TASK PROMPT. Omit the pictures and print exactly the lines of the listing below, starting at the first and ending at the line containing "width=181bp,minimum height=39bp] (vars)".

DATA SHOWN.
= = = = = = =

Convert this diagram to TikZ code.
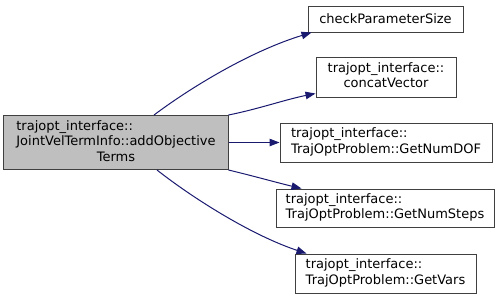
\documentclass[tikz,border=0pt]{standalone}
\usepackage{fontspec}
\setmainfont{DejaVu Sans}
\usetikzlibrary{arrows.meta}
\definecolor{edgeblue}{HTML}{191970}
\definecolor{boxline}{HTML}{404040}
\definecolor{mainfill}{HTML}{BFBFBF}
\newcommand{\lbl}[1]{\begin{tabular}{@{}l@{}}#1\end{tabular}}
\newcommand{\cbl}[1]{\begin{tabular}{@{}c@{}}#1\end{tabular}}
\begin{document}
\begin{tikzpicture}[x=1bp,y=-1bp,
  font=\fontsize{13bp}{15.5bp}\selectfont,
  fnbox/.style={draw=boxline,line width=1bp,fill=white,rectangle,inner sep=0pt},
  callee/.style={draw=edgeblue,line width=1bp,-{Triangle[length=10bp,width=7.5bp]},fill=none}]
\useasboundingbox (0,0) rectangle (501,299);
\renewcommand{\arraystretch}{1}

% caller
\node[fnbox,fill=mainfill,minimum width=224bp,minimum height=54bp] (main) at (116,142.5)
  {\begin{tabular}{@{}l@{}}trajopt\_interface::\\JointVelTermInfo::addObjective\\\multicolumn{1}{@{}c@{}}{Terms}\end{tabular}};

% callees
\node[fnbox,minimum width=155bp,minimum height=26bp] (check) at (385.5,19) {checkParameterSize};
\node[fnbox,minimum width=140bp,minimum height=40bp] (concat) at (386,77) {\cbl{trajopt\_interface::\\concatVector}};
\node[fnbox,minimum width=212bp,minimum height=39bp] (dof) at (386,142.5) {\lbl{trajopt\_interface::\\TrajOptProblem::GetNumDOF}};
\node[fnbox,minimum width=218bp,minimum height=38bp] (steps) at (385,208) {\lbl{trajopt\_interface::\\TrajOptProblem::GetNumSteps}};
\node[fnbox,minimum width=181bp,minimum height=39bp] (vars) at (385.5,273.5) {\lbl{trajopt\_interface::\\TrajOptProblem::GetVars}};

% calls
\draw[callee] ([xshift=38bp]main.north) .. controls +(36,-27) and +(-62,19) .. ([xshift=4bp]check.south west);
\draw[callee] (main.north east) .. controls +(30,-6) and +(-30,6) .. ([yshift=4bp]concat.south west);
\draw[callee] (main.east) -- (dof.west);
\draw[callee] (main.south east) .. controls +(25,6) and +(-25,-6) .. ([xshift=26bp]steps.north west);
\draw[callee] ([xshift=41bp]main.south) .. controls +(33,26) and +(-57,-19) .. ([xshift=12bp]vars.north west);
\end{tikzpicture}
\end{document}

= = = = = = =

FINAL RESULT.
Convert this diagram to TikZ code.
\documentclass[tikz,border=0pt]{standalone}
\usepackage{fontspec}
\setmainfont{DejaVu Sans}
\usetikzlibrary{arrows.meta}
\definecolor{edgeblue}{HTML}{191970}
\definecolor{boxline}{HTML}{404040}
\definecolor{mainfill}{HTML}{BFBFBF}
\newcommand{\lbl}[1]{\begin{tabular}{@{}l@{}}#1\end{tabular}}
\newcommand{\cbl}[1]{\begin{tabular}{@{}c@{}}#1\end{tabular}}
\begin{document}
\begin{tikzpicture}[x=1bp,y=-1bp,
  font=\fontsize{13bp}{15.5bp}\selectfont,
  fnbox/.style={draw=boxline,line width=1bp,fill=white,rectangle,inner sep=0pt},
  callee/.style={draw=edgeblue,line width=1bp,-{Triangle[length=10bp,width=7.5bp]},fill=none}]
\useasboundingbox (0,0) rectangle (501,299);
\renewcommand{\arraystretch}{1}

% caller
\node[fnbox,fill=mainfill,minimum width=224bp,minimum height=54bp] (main) at (116,142.5)
  {\begin{tabular}{@{}l@{}}trajopt\_interface::\\JointVelTermInfo::addObjective\\\multicolumn{1}{@{}c@{}}{Terms}\end{tabular}};

% callees
\node[fnbox,minimum width=155bp,minimum height=26bp] (check) at (385.5,19) {checkParameterSize};
\node[fnbox,minimum width=140bp,minimum height=40bp] (concat) at (386,77) {\cbl{trajopt\_interface::\\concatVector}};
\node[fnbox,minimum width=212bp,minimum height=39bp] (dof) at (386,142.5) {\lbl{trajopt\_interface::\\TrajOptProblem::GetNumDOF}};
\node[fnbox,minimum width=218bp,minimum height=38bp] (steps) at (385,208) {\lbl{trajopt\_interface::\\TrajOptProblem::GetNumSteps}};
\node[fnbox,minimum width=181bp,minimum height=39bp] (vars) at (385.5,273.5) {\lbl{trajopt\_interface::\\TrajOptProblem::GetVars}};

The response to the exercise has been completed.